Como es sabido, la vasta obra de Balzac se
agrupa en la “Comedia humana”, un ciclo narrativo inconcluso, interrumpido por
la muerte prematura del autor a los cincuenta y un años, y tan ambicioso en lo
literario, lo filosófico y lo moral como la “Divina Comedia” dantesca, de cuyo
título piadoso se apropia el ateo Balzac con irreverente ironía.
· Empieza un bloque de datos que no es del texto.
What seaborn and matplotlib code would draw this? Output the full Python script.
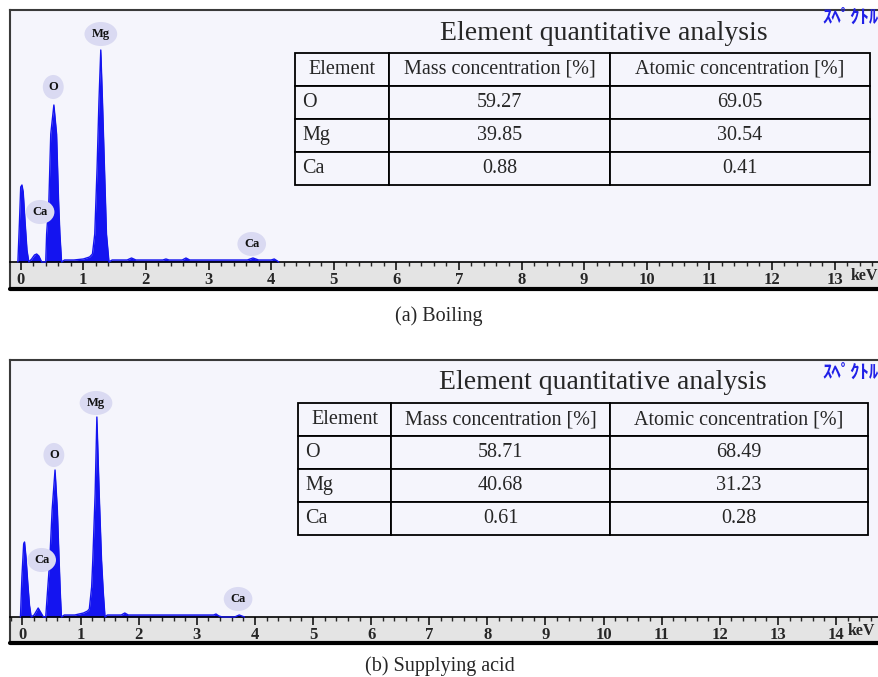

Italo Calvino,
creador de algunas de las fabulaciones más originales del siglo pasado,
reconocía la impronta histórica y la influencia de Balzac de este modo
sorprendente: “Los mitos que darían forma a la narrativa tanto popular como
culta durante más de un siglo pasan todos por Balzac”.
Uno de los portales de acceso más sugestivos para
el lector curioso, antes de adentrarse en el extraordinario mundo pintado por
las novelas realistas más célebres, es la obra breve, esa pléyade de piezas (relatos
o novelas cortas) donde Balzac dio libre curso a su brillante fantasía, a sus
excéntricas teorías sobre el arte y el sexo, a su singular propensión por el
ocultismo, la antigua ciencia de los magos y los alquimistas, el esoterismo, el
misticismo extravagante de Emmanuel Swedenborg y, en general, cualquier visión
de la realidad trasmutada por un conocimiento esencial de las infinitas
combinaciones de la materia y el espíritu.
¿Qué representa, en tal contexto, “La misa del
ateo”? Es irónico, pero durante cierto tiempo ni Balzac ni sus editores
debieron saber lo que significaba con exactitud ya que no dejaron de
desplazarla de una sección a otra de la “Comedia humana”. Primero fue
considerada un “estudio filosófico” e incorporada al lote donde destacaban
obras maestras como “La piel de asno”, “La obra maestra desconocida”,
“Seraphita” o “El elixir de larga vida”. En una edición posterior fue asociada
a las “Escenas de la vida parisina” al lado de cimas como la trilogía de “los
Trece”, “Sarrasine” y “Esplendores y miserias de las cortesanas”. Pero tampoco
debió convencer esa ubicación provisional y al final quedó encuadrada en la colección de
“Escenas de la vida privada”, fundiendo la doble cualidad que asocia la
exégesis moral y el retrato individual.
En una eficaz estrategia, el principio de la
narración simula las trazas de una reflexión sobre la personalidad singular de Desplein,
un eximio cirujano famoso unas décadas atrás, olvidado tras su muerte, cuyo
secreto vital (resumido como un guiño dialéctico en el título: Desplein es un
ateo que sufraga cuatro misas al año en una iglesia donde asiste como un devoto
y se prosterna ante la imagen de la Virgen María sin creer en ningún credo
cristiano) será descubierto por su discípulo preferido, el doctor Horace
Bianchon (cuyas siglas, H. B., son las mismas del honrado Balzac), médico que aparecerá en novelas posteriores
del ciclo.
En otro nivel, más literario o menos literal,
“La misa del ateo” es un apólogo estético donde Balzac se retrata, a conciencia,
como el misántropo que oficia el arte narrativo de diseccionar la totalidad de
la realidad humana (deseos, ilusiones, motivaciones, pasiones, miserias, etc.).
La gran literatura como paradoja de la vida.